The scientists have spent the past three years collecting and grinding up hair samples to create the database that they hope will help police detectives solve unidentified bodies in cold cases.  As part of their research they have been travelling the country and taking hair samples from long-time residents.

The hair database project is being funded by the Centre for Security Science, a joint endeavor between Defense Research and Development Canada and Public Safety Canada.

Why Hair?

Hair is important because it can peg where a person has been living and what they've been eating.  Since hair grows approximately 6 inches a year, the longer the hair that is added, the more information that can be gathered from the hair analysis.  The length of time scientists can go back in analyzing the hair depends on the total length of the hair.

Chartrand's team uses something called "isotope analysis," a chemical analysis method that looks for clues among three key elements in hair: carbon, hydrogen and nitrogen.  A hair's carbon and nitrogen can offer glimpses into the type of food a person has eaten.  "It can also tell us your particular protein intake, so it can the difference between a vegetarian, a vegan and an omnivore," she explained.

Analyzing the isotopes in the hydrogen in a strand of hair can offer a clue about where someone has lived.  "The way that this works is that water is different in different regions. So it varies in terms of its isotope profile -- so the hydrogen that's in the water," she says.

The isotopes in some water are heavier than others, and their proportions can vary depending on the latitude and how far away one is from the equator or the ocean.  Because people tend to drink their local water, "the signals we find in local water reflects what we find in people's hair," Chartrand explains.

Color Treated Hair Does Not Make A Difference

Chartrand says many people ask whether dyed hair can skew the analysis. Surprisingly, most times it doesn't. Her team has conducted a small study in which they analyzed the differences between dyed hair and undyed hair.  "What we found was that for the isotope analysis, dyeing hair does not have a significant on the results. Dyed hair and un-dyed hair give very similar results. That was very encouraging for us because a lot of people color their hair," she said.

Chartrand says it's likely that hair dye simply stays on the shaft of the hair and doesn't penetrate it, so doesn't interfere with the hair's chemistry. Henna-dyed hair, on the other hand, is a different story; that gives results that are completely different from hair without henna.

Mapping Out Hydrogen Isotopes

Chartrand has been building a database of those signals for the past three years, mapping out where certain hydrogen isotopes are found and where they aren't.  "So we can sample their hair and analyze it and say, 'Okay, this is the kind of signal we can expect from someone who lives in, for example, Ottawa'," she says.

"So when there's an identified body that's found, we can analyze their hair and compare it against our database to give us clues as to where that person has been spending most of their recent time."

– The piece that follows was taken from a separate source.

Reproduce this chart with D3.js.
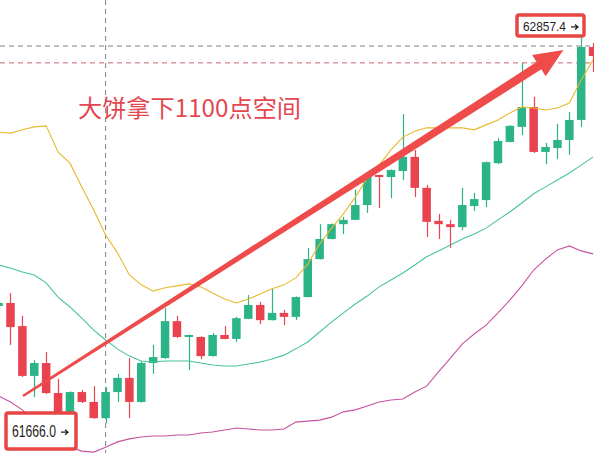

Database Of Soils, Quartz Grains And Pollen

The RCMP's Forensic Laboratory Services are doing their part too, by including trace elements from soils and quartz grains collected during the research team's sampling work.   And a group at the Universite de Montréal is building the first modern pollen database from the sampling efforts as well.

At the moment, all the data is housed with each of those groups and at the University of Ottawa, but they will all be brought together in 2012, when the full database is established.